Does CBS’s CSI affect how juries deliberate? Evidently so, or at least they do enough that prosecutors and defense attorneys are starting to ask potential jurors whether or not they regularly watch the program. Could watching CSI really affect the outcome of a trial? After casually watching the Robert Blake murder trial, I think so.

For those of you living in caves, actor Robert Blake was accused of fatally shooting his wife on May 4, 2001. He was also charged with soliciting two Hollywood stuntmen to kill her. Blake had the motive, the means, and a rather ironic alibi (he says that he was retrieving his hand gun).

However, these days, for CSI-viewing juries such evidence is not enough. As on CSI, today’s TV watching juries look for the kind of certainty featured on CSI and its spin-offs where crimes are solved conclusively in less than an hour. The Blake jurors asked “Where was the conclusive gunshot residue on Blake’s hands, or a fingerprint on the murder weapon?”

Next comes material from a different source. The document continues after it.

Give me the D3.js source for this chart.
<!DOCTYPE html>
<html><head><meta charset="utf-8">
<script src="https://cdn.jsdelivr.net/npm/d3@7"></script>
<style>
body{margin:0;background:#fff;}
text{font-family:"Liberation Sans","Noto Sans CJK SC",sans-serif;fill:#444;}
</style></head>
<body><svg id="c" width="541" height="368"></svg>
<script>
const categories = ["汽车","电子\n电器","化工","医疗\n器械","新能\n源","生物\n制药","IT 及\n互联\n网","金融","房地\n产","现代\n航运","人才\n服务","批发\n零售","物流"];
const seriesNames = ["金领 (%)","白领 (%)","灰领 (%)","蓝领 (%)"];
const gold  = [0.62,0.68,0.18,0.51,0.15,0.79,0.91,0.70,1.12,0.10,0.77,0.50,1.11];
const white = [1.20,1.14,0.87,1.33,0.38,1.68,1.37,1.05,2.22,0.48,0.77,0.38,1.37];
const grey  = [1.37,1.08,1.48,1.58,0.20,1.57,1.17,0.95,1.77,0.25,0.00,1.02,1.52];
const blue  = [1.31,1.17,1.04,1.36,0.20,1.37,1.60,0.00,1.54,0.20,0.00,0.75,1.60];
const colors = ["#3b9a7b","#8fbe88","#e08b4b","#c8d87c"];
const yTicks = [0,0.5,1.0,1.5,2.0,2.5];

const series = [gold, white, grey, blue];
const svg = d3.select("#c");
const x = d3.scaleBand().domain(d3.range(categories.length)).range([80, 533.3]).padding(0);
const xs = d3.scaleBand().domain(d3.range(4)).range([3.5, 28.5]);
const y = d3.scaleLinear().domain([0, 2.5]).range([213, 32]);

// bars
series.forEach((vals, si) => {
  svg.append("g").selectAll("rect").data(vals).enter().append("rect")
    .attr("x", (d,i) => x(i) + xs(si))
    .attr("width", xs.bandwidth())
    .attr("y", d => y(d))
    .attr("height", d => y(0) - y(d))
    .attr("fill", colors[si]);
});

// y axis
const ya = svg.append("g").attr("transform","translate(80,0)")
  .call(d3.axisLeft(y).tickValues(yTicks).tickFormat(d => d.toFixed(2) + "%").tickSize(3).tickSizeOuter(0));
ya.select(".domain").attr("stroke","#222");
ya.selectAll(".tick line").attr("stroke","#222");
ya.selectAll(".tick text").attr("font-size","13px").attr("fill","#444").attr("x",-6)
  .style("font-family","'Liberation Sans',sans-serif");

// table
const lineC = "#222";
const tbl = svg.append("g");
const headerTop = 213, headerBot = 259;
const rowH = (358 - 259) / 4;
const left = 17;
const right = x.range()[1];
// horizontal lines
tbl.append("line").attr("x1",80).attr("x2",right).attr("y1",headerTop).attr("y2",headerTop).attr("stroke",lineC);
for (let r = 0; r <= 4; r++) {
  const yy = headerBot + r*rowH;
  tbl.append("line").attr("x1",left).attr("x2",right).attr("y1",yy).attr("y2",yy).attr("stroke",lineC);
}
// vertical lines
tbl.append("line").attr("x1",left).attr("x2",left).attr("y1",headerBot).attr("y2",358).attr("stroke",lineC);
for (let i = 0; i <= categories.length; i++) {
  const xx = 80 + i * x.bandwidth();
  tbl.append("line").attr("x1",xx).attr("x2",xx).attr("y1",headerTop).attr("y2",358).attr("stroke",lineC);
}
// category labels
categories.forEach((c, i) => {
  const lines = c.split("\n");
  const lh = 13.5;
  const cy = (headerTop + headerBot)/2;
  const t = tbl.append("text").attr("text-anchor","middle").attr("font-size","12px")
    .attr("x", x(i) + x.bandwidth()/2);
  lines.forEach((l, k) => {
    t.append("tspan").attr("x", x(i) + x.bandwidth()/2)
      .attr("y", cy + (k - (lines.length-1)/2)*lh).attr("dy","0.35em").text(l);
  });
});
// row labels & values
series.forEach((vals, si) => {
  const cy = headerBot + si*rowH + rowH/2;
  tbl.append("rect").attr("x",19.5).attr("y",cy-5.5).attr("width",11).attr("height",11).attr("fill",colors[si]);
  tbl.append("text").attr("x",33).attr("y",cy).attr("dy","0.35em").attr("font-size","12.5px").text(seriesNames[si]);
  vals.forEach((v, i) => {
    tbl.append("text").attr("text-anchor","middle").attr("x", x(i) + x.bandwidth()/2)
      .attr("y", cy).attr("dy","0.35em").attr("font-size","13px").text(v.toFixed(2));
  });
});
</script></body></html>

The Blake jurors were dismissive of all of the circumstantial evidence despite the fact that murder cases have historically been built on such evidence (albeit not on TV dramas). Worse, even though 11 of the 12 believed that he had tried to hire a hit man, the lack of TV-style high-tech evidence kept them from convicting him of murder.

Perhaps CBS should run a scroll during the show indicating that the show is a work of fiction. Sad, but true.